Un nostro personale assillo, da qualche tempo, quello di cercare di comprendere come Guttuso sia passato da una estetica dell’era fascista agli scarni disegni illustrativi delle Conversazioni in Sicilia di Vittorini alla teorica di Lukács del realismo per finire nelle decadenze delle borghesi voluttà

Il punto cruciale per noi  è l’essenzialismo del disegno dell’immediato post-fascismo di un Guttuso che cambia. Sciascia parte dai Pensieri bizzarri sul disegno di Diderot e dal suo dir francese: «Autre chosse  est une attitude, autre chose est une action. Toute attitude est fausse et petite; toute action est belle et vraie» E senza tradurre, contrappone la “posa” che sarebbe fallace e insufficiente all’ “azione” che sarebbe affascinante e verace.  Modelli dell’accademia quelli della “posa”, modelli della vita gli altri dell’ “azione”. E quindi uno sviluppo ed un affinamento del pensiero per giungere a questa formulazione: «la posa può essere azione o l’azione arridere alla posa solo che il disegnatore sappia e voglia, solo che il suo punto di vista si muova da fuori a dentro, da una situazione eccentrica ad una centrica)». Non è soddisfatto Sciascia e allora rincorre Ortega y Gasset (Sobre el punto de vista en las artes, 1924) per il quale la storia dell’arte occidentale da Giotto ai nostri giorni – secondo la lettura sciasciana – si compendia “in un gesto unico e semplice : lo spostamento, l’evoluzione e involuzione del punto di vista; il ritirarsi del punto di vista dall’oggetto al soggetto. Ma non vedrà  questo stadio del punto di vista al centro dell’oggetto, o non ne terrà conto”.

Sembra che possa giungersi a questo punto ad un aforisma, ad una sorta di definizione: “il disegno moderno, nel suo divenire autonomo, nel suo svincolarsi dalla pittura e nel suo – qualche volta – vincolare la pittura  … muove dal centro delle cose e perciò le rende alle cose”. E teso l’arco pare che la freccia colga il bersaglio: “un disegno di cui ci dà esempio Guttuso”.

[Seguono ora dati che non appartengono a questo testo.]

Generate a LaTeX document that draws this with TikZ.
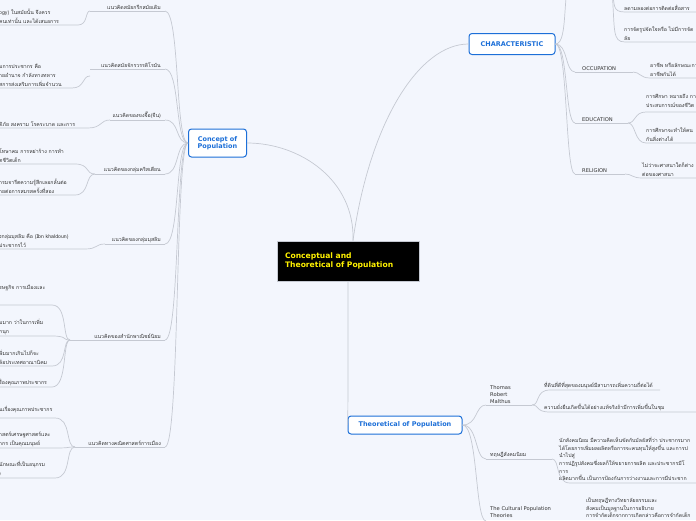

Sciascia però non è del tutto convinto, Aggiunge:  “facciano ancora un passo avanti – per il disegno, per i disegni di Guttuso – con Baudelaire “.

Arriva il genio e tutto scombussola: Baudelaire non è banale, non può essere banale (ad onta di quello che si dispiegherà dopo). Zampilla una “fondamentale distinzione”: «quella tra i disegnatori esclusivi e i disegnatori coloristi.»
Non siamo tenuti a fare il compitino scolastico, il “riassunto” dei tempi della mia infanzia alle elementari. Salto, mi affascina, sconcerta e non sempre convince l’esplosione della genialità di questo Genio nato a Racalmuto, la terra secondo qualche imbecille ove potrebbe allignare solo un prete assassino “intelligente”.  Sciascia è ora magistrale; ci spinge ad essere filosofi, se ne siamo capaci.

«I disegnatori puri si danno al colore – esordisce di suo Sciascia – e con maggiore autonomia e libertà i coloristi si danno  al disegno. E questi disegni di Guttuso sono appunto  i disegni di un colorista: e tanto più li riconosciamo per tali nell’assenza del colore , nel bianco e nero. Una riconoscibilità che viene da quello che Baudelaire  chiama ‘un metodo analogo alla natura’ ed è inutile dire che la natura non è mai naturalista. E quale metodo è analogo alla natura di quello dell’azione che viene  da dentro le cose, dal centro delle cose, dell’azione che è la cosa – nella ‘armoniosa lotta delle masse’, nell’aria, nella luce?»

Ma Sciascia non è appagato: reputa ciò approssimazioni, gradi di avvicinamento. A che cosa? «le cose di Guttuso sono quanto di più vicino alla vita si possa dare nell’arte; e il disegno è il mezzo espressivo suo in cui lo scarto tra l’arte e la vita si riduce al minimo. »


E non basta: sono da espungere il “come” e la sua ombra: «la vicinanza alla vita è data dal fatto che sono come la vita, che somigliano alla vita, ma appunto dal contrario. Non somigliano alla vita non sono come la vita: sono su un piano che non è quello della vita, la vita.»